Though rare, this is not the only instance in which Gallé turned to the landscape to express natural beauty. In this other, notable example, we find the master of marquetry quoting not the Frenchman, Millet, but an American, Thomas Cole. Cole, one of the few American painters of his time to gain acclaim across the ocean in Europe, created a formalistic genre of landscape painting within the Romantic movement that became iconic in its day and beyond. The self taught painter, an engineer by trade, created celebrated depictions of the American West, following a process of amalgamating en plein air sketches to create what would become to Cole and his followers the height of landscape painting. Perhaps formulaic at times, Cole’s renowned approach to the landscape is well noted, and often quoted. However, only an artistic eye of equal sensitivity and a mind of equal ingenuity could properly capture Cole’s paired grandiosity of scale and dedication to the minute. An easy comparison can be drawn between Gallé’s elaborate writing desk and Cole’s work, with a large, native tree, or, in Gallé’s case, an ombelle, dominating the left hand side of the composition, a stoic body of water tapering in width as it moves towards the right hand side of the work, and gothic architecture framing the entirety of the piece in both the majority of Cole’s oeuvre and in this very special piece by the Art Nouveau master. 

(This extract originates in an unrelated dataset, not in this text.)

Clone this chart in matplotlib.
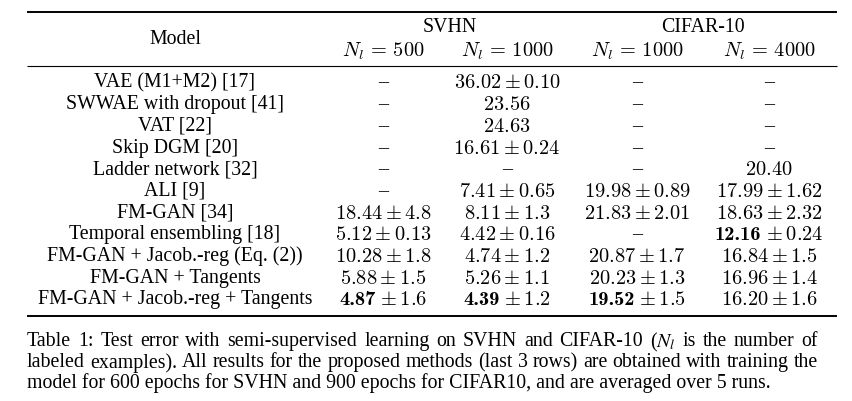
import matplotlib
matplotlib.use("Agg")
import matplotlib as mpl
import matplotlib.pyplot as plt
from matplotlib.font_manager import FontProperties

models = ["VAE (M1+M2) [17]", "SWWAE with dropout [41]", "VAT [22]", "Skip DGM [20]",
          "Ladder network [32]", "ALI [9]", "FM-GAN [34]", "Temporal ensembling [18]",
          "FM-GAN + Jacob.-reg (Eq. (2))", "FM-GAN + Tangents", "FM-GAN + Jacob.-reg + Tangents"]

svhn_500_mean = [None, None, None, None, None, None, "18.44", "5.12", "10.28", "5.88", "4.87"]
svhn_500_std = [None, None, None, None, None, None, "4.8", "0.13", "1.8", "1.5", "1.6"]
svhn_1000_mean = ["36.02", "23.56", "24.63", "16.61", None, "7.41", "8.11", "4.42", "4.74", "5.26", "4.39"]
svhn_1000_std = ["0.10", None, None, "0.24", None, "0.65", "1.3", "0.16", "1.2", "1.1", "1.2"]
cifar_1000_mean = [None, None, None, None, None, "19.98", "21.83", None, "20.87", "20.23", "19.52"]
cifar_1000_std = [None, None, None, None, None, "0.89", "2.01", None, "1.7", "1.3", "1.5"]
cifar_4000_mean = [None, None, None, None, "20.40", "17.99", "18.63", "12.16", "16.84", "16.96", "16.20"]
cifar_4000_std = [None, None, None, None, None, "1.62", "2.32", "0.24", "1.5", "1.4", "1.6"]

bold_svhn_500 = [10]
bold_svhn_1000 = [10]
bold_cifar_1000 = [10]
bold_cifar_4000 = [7]

group_labels = ["SVHN", "CIFAR-10"]
sub_labels = [r"$N_l\,=\,500$", r"$N_l\,=\,1000$", r"$N_l\,=\,1000$", r"$N_l\,=\,4000$"]

caption = [
    "Table 1: Test error with semi-supervised learning on SVHN and CIFAR-10 ($N_l$ is the number of",
    "labeled examples). All results for the proposed methods (last 3 rows) are obtained with training the",
    "model for 600 epochs for SVHN and 900 epochs for CIFAR10, and are averaged over 5 runs.",
]

W, H = 853, 402
fig = plt.figure(figsize=(W / 100, H / 100), dpi=100)
ax = fig.add_axes([0, 0, 1, 1])
ax.set_xlim(0, W)
ax.set_ylim(H, 0)
ax.axis("off")
renderer = fig.canvas.get_renderer()

serif = "Liberation Serif"
fs = 14.3
fs_math = 14.7
fs_cap = 14.3
col_x = [383, 507, 637, 769]
model_x = 175
row_y0, row_dy = 83, 21.7
bold_fp = FontProperties(fname=mpl.get_data_path() + "/fonts/ttf/cmb10.ttf", size=fs_math)

# rules
ax.plot([27, 837], [13, 13], color="black", lw=1.4, solid_capstyle="butt")
ax.plot([27, 837], [67, 67], color="black", lw=0.8, solid_capstyle="butt")
ax.plot([27, 837], [317, 317], color="black", lw=1.4, solid_capstyle="butt")

# headers
ax.text(model_x, 40, "Model", ha="center", va="center", fontsize=fs, family=serif)
ax.text(450, 28, group_labels[0], ha="center", va="center", fontsize=fs, family=serif)
ax.text(703, 28, group_labels[1], ha="center", va="center", fontsize=fs, family=serif)
for x, lab in zip(col_x, sub_labels):
    ax.text(x, 51, lab, ha="center", va="center", fontsize=fs_math, math_fontfamily="cm")

columns = [
    (svhn_500_mean, svhn_500_std, bold_svhn_500),
    (svhn_1000_mean, svhn_1000_std, bold_svhn_1000),
    (cifar_1000_mean, cifar_1000_std, bold_cifar_1000),
    (cifar_4000_mean, cifar_4000_std, bold_cifar_4000),
]

gap = fs_math * 100 / 72 * 0.2222

for i, name in enumerate(models):
    y = row_y0 + i * row_dy
    ax.text(model_x, y, name, ha="center", va="center", fontsize=fs, family=serif)
    for x, (means, stds, bolds) in zip(col_x, columns):
        m, s = means[i], stds[i]
        if m is None:
            ax.text(x, y, "\u2013", ha="center", va="center", fontsize=fs, family=serif)
            continue
        if i in bolds:
            t1 = ax.text(0, y, m, ha="left", va="baseline", fontproperties=bold_fp)
            t2 = ax.text(0, y, r"$\pm\:%s$" % s, ha="left", va="baseline",
                         fontsize=fs_math, math_fontfamily="cm")
            w1 = t1.get_window_extent(renderer).width
            w2 = t2.get_window_extent(renderer).width
            x0 = x - (w1 + gap + w2) / 2
            ref = ax.text(x, y, r"$%s\pm %s$" % (m, s), ha="center", va="center",
                          fontsize=fs_math, math_fontfamily="cm", alpha=0)
            bb = ref.get_window_extent(renderer)
            tb = ax.text(x, y, r"$%s\pm %s$" % (m, s), ha="left", va="baseline",
                         fontsize=fs_math, math_fontfamily="cm", alpha=0)
            bb2 = tb.get_window_extent(renderer)
            yb = y - ((bb.y0 + bb.y1) / 2 - (bb2.y0 + bb2.y1) / 2)
            ref.remove()
            tb.remove()
            t1.set_position((x0, yb))
            t2.set_position((x0 + w1 + gap, yb))
        else:
            s_txt = "$%s$" % m if s is None else r"$%s \pm %s$" % (m, s)
            ax.text(x, y, s_txt, ha="center", va="center", fontsize=fs_math, math_fontfamily="cm")

# caption (first two lines justified between left and right margins)
cap_left, cap_right = 27, 818
cap_y = [342, 363, 383]
for k, line in enumerate(caption):
    if k < 2:
        words = line.split(" ")
        ts = [ax.text(0, cap_y[k], w, ha="left", va="center", fontsize=fs_cap, family=serif,
                      math_fontfamily="stix") for w in words]
        widths = [t.get_window_extent(renderer).width for t in ts]
        space = (cap_right - cap_left - sum(widths)) / (len(words) - 1)
        xx = cap_left
        for t, w in zip(ts, widths):
            t.set_position((xx, cap_y[k]))
            xx += w + space
    else:
        ax.text(cap_left, cap_y[k], line, ha="left", va="center", fontsize=fs_cap, family=serif,
                math_fontfamily="stix")

fig.savefig("out.png", dpi=100, facecolor="white")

Left: Alphonse Mucha, Pair of "Dawn and Dusk" Lithographs (1899). Handmade paper, Japanese silk pongee matte, Giltwood and gesso frame. 29.75 x 46.5" Macklowe Gallery. Right: Francisco Goya, La maja desnuda (1797-1800), La maja vestida (1800-1805), Oil on Canvas.  38 x 75". Museo del Prado, Madrid

Even the maverick Alphonse Mucha, considered by some to be the forefather of the Art Nouveau movement, and a noted purist when it came to the aesthetic, did, in one extraordinary instance, pay his respects through visual means to a master of another artistic school. In Mucha’s pendant pair, titled Dusk and Dawn respectively, we see overt, but elegant reference made to Francisco Goya’s Romantic masterpieces, The Clothed Maja and its once hidden sister work, The Nude Maja. Referred to as the last of the Old Masters and the first of the modern, Francisco Goya was the famed portrait artist and champion of socially minded Romanticism in Spain from 1786 until his death in 1828. In Goya’s pendant pair, the female form, in one instance clothed and in one nude, presses boldly against the confines of her frame, pushing outward in her slightly exaggerated scale. She lounges brazenly, dominating the unusually horizontal composition with a bold but refined grace, engaging her viewer with steady gaze that revolutionized female portraiture.

Édouard Manet, Olympia. Oil on Canvas. 51 x 74.8" Musée d'Orsay, Paris

The work inspired such comparable masterpieces as Manet’s Olympia, and this important pair of outstanding prints by Mucha. However, in Mucha’s works, the female form, which similarly appears nude and covered in her respective likenesses, is captured lounging in front of elaborate natural backdrops, rather than indoors, as Goya depicts his maja. In Dawn, Dusk , the female forms are just as dominant in the picture plane as a Goya’s, but instead of entrancing the viewer with her gaze, Mucha’s lounging figure instead corresponds her expression to the specifics of her environs. As the sun rises, the lone figure gazes energetically outward over a romantically rendered landscape in blush tones, and, as it sets, closes her eyes against a dramatic natural horizon aflame with reddish hues. While Goya’s Majas clearly focus on the relationship between the subject and the viewer, in Mucha’s quotation it is the central figure’s relationship with nature that takes center stage, and, thus, the landscape unusually becomes the center of the composition.